As tax preparers and taxpayers scrambled to file their tax returns before the midnight deadline on Tuesday, parts of the Internal Revenue Service’s online filing system were not working. They came back online after an hours-long crash, and the IRS said Tuesday evening it will give taxpayers an extra day to electronically file their tax returns.
Taxpayers looking to pay their taxes or estimated taxes from their bank accounts using the IRS’s Direct Pay function were greeted with this message: “Alert: This service is currently unavailable. We apologize for any inconvenience.”
A similar message greeted users looking to apply for a payment plan or view account information. Published reports said that parts of the Modernized e-File System were also down, and that filings from services like H&R Block and TurboTax were not getting through.
“Currently, certain IRS systems are experiencing technical difficulties,” the IRS said in a statement. “Taxpayers should continue filing their tax returns as they normally would.”

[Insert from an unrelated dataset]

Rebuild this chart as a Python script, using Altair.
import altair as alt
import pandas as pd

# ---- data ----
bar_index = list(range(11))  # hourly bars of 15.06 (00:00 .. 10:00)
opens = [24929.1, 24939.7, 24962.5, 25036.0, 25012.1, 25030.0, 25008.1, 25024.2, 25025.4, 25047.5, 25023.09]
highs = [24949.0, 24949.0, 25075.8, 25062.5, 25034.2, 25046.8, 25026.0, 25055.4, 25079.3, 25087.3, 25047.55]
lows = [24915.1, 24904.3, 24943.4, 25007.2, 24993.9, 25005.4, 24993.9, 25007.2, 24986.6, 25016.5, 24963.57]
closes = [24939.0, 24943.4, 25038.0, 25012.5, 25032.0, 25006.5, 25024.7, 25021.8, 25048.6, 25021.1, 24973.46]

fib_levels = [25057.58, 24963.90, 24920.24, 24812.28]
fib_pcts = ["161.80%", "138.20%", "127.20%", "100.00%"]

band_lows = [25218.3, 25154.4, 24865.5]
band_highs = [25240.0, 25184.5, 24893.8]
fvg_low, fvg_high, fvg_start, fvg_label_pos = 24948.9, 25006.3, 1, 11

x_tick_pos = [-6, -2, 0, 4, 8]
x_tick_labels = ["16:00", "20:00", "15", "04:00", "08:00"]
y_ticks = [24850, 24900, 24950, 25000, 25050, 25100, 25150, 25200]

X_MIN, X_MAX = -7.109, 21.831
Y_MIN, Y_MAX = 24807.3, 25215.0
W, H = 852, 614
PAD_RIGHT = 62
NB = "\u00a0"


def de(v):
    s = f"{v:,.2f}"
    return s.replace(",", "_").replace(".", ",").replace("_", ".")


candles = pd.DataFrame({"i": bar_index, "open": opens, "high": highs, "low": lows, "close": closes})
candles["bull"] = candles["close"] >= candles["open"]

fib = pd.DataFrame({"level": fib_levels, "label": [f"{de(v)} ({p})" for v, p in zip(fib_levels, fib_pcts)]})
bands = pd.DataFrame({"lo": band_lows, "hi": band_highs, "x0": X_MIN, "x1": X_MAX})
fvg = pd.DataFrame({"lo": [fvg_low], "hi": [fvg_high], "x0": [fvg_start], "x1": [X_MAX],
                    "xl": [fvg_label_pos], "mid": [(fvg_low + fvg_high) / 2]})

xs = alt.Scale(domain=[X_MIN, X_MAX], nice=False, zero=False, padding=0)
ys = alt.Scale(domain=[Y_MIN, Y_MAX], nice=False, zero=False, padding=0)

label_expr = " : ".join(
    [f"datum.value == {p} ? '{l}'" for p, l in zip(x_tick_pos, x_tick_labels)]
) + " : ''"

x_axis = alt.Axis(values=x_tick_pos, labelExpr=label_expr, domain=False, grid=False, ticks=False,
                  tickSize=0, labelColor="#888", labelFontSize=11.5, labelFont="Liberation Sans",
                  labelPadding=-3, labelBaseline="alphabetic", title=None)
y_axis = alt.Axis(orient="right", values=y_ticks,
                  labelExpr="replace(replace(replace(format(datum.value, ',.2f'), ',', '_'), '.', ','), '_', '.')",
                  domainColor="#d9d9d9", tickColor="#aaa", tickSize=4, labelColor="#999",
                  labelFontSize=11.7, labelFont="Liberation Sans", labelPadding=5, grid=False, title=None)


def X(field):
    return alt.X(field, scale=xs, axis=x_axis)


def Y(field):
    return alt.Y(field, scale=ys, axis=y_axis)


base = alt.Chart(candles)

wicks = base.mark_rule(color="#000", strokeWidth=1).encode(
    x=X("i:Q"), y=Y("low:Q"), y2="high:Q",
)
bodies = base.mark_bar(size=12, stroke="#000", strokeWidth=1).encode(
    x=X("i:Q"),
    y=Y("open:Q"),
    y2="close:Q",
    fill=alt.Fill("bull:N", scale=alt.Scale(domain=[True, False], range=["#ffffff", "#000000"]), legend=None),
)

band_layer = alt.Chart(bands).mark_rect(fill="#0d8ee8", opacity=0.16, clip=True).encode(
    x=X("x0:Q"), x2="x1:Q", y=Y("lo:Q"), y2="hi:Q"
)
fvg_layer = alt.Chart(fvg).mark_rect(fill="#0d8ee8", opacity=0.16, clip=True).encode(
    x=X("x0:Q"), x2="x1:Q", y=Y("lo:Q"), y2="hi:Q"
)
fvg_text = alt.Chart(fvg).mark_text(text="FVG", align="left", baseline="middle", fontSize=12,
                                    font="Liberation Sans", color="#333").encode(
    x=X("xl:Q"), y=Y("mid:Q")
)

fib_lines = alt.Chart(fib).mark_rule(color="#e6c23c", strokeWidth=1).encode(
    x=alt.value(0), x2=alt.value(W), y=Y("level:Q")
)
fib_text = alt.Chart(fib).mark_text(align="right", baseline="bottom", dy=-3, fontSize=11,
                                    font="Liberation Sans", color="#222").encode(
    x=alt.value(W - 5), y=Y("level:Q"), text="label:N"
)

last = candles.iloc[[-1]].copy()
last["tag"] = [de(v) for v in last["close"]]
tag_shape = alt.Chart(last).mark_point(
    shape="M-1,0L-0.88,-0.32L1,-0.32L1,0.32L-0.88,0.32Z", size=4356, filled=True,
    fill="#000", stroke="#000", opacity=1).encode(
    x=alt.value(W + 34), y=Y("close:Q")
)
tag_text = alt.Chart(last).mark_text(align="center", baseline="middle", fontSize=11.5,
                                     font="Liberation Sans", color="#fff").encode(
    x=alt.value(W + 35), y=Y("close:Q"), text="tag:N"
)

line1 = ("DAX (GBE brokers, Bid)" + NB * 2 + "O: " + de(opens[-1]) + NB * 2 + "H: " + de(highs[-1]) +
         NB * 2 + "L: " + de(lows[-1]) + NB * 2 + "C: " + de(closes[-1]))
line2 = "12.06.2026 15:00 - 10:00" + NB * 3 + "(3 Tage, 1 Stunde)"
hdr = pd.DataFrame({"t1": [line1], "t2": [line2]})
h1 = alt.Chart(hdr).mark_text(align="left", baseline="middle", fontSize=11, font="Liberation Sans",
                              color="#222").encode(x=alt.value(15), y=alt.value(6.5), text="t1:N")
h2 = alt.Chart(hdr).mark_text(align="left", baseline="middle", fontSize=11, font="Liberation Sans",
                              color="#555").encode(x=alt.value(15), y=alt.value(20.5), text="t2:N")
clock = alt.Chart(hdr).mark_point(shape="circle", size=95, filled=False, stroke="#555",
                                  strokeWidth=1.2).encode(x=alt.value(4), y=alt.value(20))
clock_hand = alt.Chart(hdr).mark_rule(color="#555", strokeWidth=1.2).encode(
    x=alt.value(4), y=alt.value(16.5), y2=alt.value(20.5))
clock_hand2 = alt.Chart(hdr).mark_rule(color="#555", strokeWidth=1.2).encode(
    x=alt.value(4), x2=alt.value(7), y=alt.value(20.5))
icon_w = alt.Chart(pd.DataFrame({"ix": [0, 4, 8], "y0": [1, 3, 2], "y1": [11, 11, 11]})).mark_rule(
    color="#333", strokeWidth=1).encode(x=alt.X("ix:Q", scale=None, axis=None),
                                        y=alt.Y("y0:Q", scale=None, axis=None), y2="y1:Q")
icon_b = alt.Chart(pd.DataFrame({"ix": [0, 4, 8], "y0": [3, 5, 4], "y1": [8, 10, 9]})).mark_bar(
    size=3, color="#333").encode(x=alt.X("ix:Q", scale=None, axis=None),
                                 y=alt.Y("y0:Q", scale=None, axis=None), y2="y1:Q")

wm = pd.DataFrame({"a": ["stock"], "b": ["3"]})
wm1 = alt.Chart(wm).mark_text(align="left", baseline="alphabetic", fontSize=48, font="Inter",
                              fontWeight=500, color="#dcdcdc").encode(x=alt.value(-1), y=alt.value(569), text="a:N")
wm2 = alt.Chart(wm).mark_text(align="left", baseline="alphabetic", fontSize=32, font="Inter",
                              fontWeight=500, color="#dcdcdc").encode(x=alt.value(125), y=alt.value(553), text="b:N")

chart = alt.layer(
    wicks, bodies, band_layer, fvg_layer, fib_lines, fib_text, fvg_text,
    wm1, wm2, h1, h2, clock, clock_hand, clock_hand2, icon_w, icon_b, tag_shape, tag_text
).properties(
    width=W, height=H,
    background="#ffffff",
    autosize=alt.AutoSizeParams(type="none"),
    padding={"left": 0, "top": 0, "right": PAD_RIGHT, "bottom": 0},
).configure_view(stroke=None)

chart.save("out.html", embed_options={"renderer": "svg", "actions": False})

According to reports, Acting IRS Commissioner David Kautter told a congressional hearing this morning that he was aware that certain systems were “unavailable,” but that the service was working on the problem.
He was also reported as saying that taxpayers would not be penalized because of the service’s technical problems.
“We understand that the IRS is experiencing technical difficulties today with the transmission of direct tax return payments,” said House Ways and Means Committee Ranking Member Richard Neal, D.-Mass., in a statement. “Tax Day is already a stressful time for millions of Americans, even when everything goes right. Given this news, I hope that the IRS will make accommodations so that every taxpayer attempting to file today has a fair shot to do so without penalty.”
The glitches come at a time of budget crunches at the IRS, and serious concerns about the service’s ability to maintain its systems (see "The IRS really needs a new computer system for taxes").
“While we don’t yet know what has caused this systems failure, the lack of … funding for the IRS to serve taxpayers will only compound the issue,” said Sen. Ron Wyden, D.-Ore., ranking member of the Senate Finance Committee. “Americans should not be punished for being unable to file their tax returns or pay their tax bills today.”